The beer line cleaning systems of the present invention have the following advantages: 1. increase the efficiency of beer line cleaning, thereby increasing the beer quality; 2. save time by releasing the operator during the cleaning process; 3. ensure consistency of cleaning cycles by maintaining correct ratio of water to detergent mixing; 4. step by step help screens, issued from a panel display built into the unit; 5. individual line clean times programmed from an easy to use menu (which features protected access) 6. programmable water to detergent ratio, set from easy to use menu; 7. optimal manual cycle step menu; 8. log or date, time and duration of each cleaning cycle, available for collection by Psion organiser or portable PC; 9. alarm on detergent empty.

The fluid dosing and mixing system described is used to carry out the automatic line cleaning for beer or soft drink lines.

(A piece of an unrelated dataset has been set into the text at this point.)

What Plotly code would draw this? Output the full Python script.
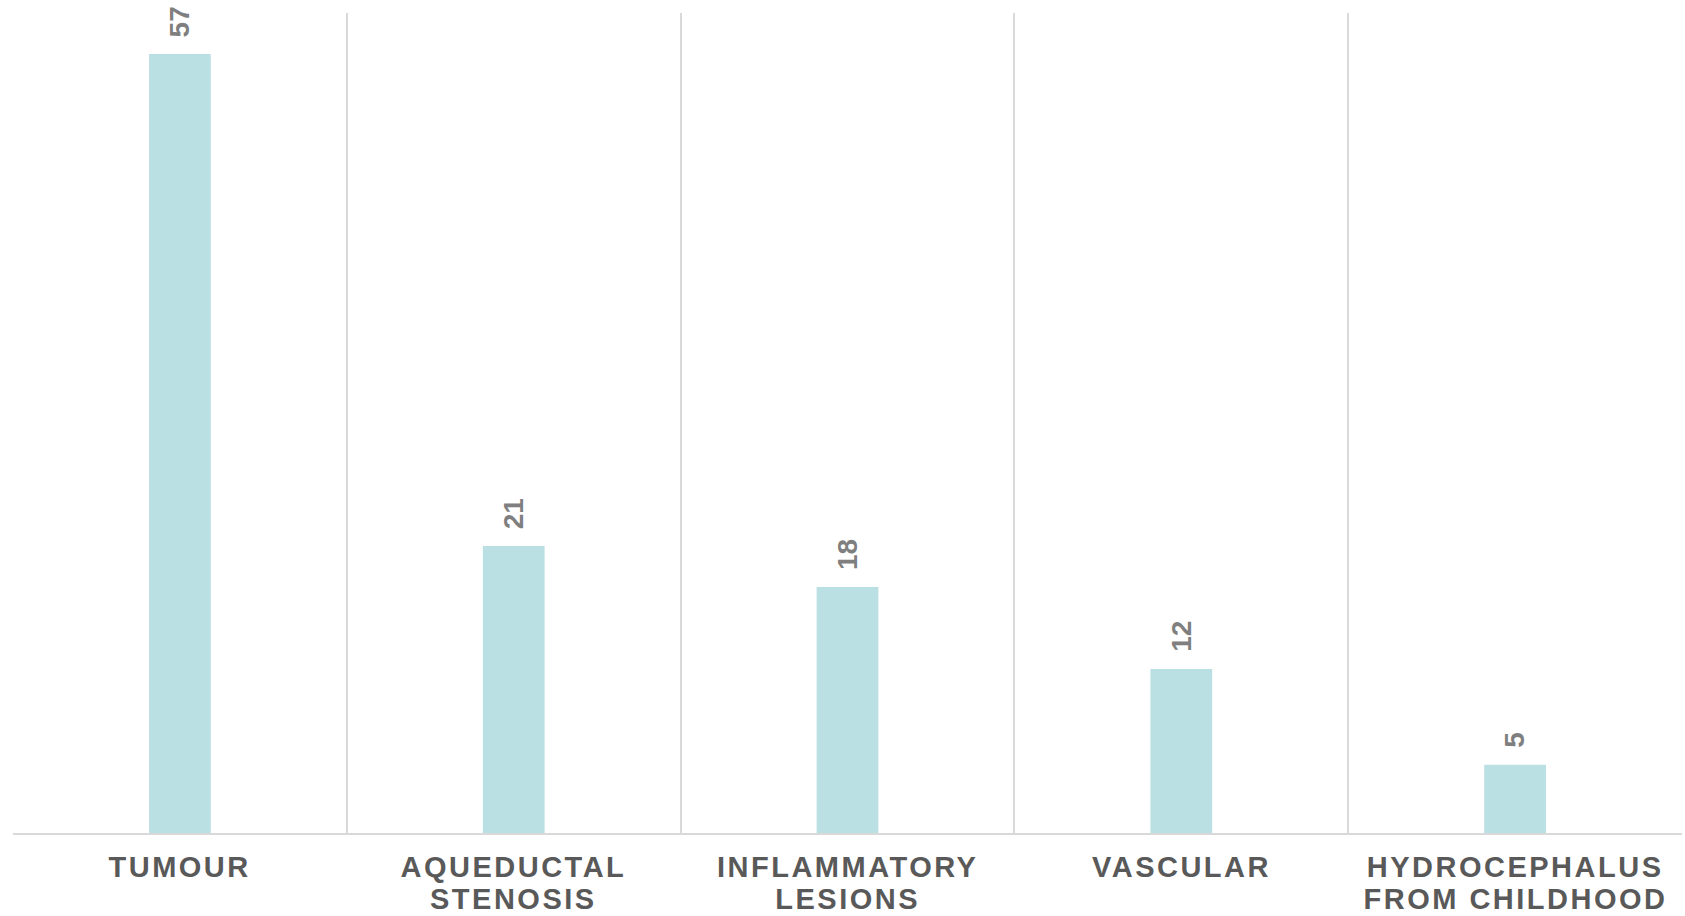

However, it will be appreciated that the fluid dosing system and dosing pump according to the invention has many other applications. For example it could be used to meter and mix fluids such as chemicals for use in agriculture, or ice-cream mixes.

Claims (12)

CLAIMS:

1. A fluid dosing and mixing system comprising a dosing pump, a flow sensor in a line to the pump for the supply of a fluid to be mixed, a control for the supply of fluid and an inlet for the supply of the fluid to be metered by the dosing pump, wherein an electronic unit controls the rate of operation of the pump in proportion to the flow of fluid through the flow sensor.

2. A fluid dosing and mixing system as claimed in Claim 1, wherein a control unit is provided to operate a wash and rinse cycle for the fluid dosing and mixing system.

3. A fluid dosing and mixing system as claimed in Claim 1 or 2, wherein the system includes a priming unit to prime the dosing pump.

4. A fluid dosing and mixing system as claimed in any preceding claim, wherein the system includes electronic counters connecting the flow sensor and a solenoid of the dosing pump to control the dosing ratio of the mixing system.

5. A fluid dosing and mixing system as claimed in Claim 6, wherein the processing is under the control of a plurality of switching transistors.

6. A fluid dosing and mixing system as claimed in Claim 5, wherein the solenoid is primed by a monostable via a field effect transistor, and an oscillator feeds a series of signals to the monostable.

7. A fluid dosing and mixing system as claimed in any of Claims 4 to 6, wherein a microcontroller is connected with a display unit.

8. A fluid dosing and mixing system as claimed in Claim 7, wherein the display unit incorporates visual indicating means in the form of switches with position measuring in tens and units.

9. A dosing pump for dosing a predetermined volume of fluid to mix with a second fluid, comprising a body secured to a solenoid, said body being closed by a cap having a passage for a fluid flowing therethrough, an axial bore in the body connecting with the passage in the cap, a piston operated by the solenoid to reciprocate within the bore to meter a dose of fluid fed to the bore into the passage, and non-return valves located in the fluid flow passage to the bore and between the passage and bore to prevent backs low of the fluids being mixed.

10. A dosing pump as claimed in Claim 9, wherein the piston is spring-loaded.

11. A dosing pump as claimed in Claim 9 or 10, wherein the non-return valve between the passage and the bore is a spring loaded needle in co-operation with a ball valve.

12. A fluid dosing and mixing system substantially as hereinbefore described with reference to and as shown by the accompanying drawings.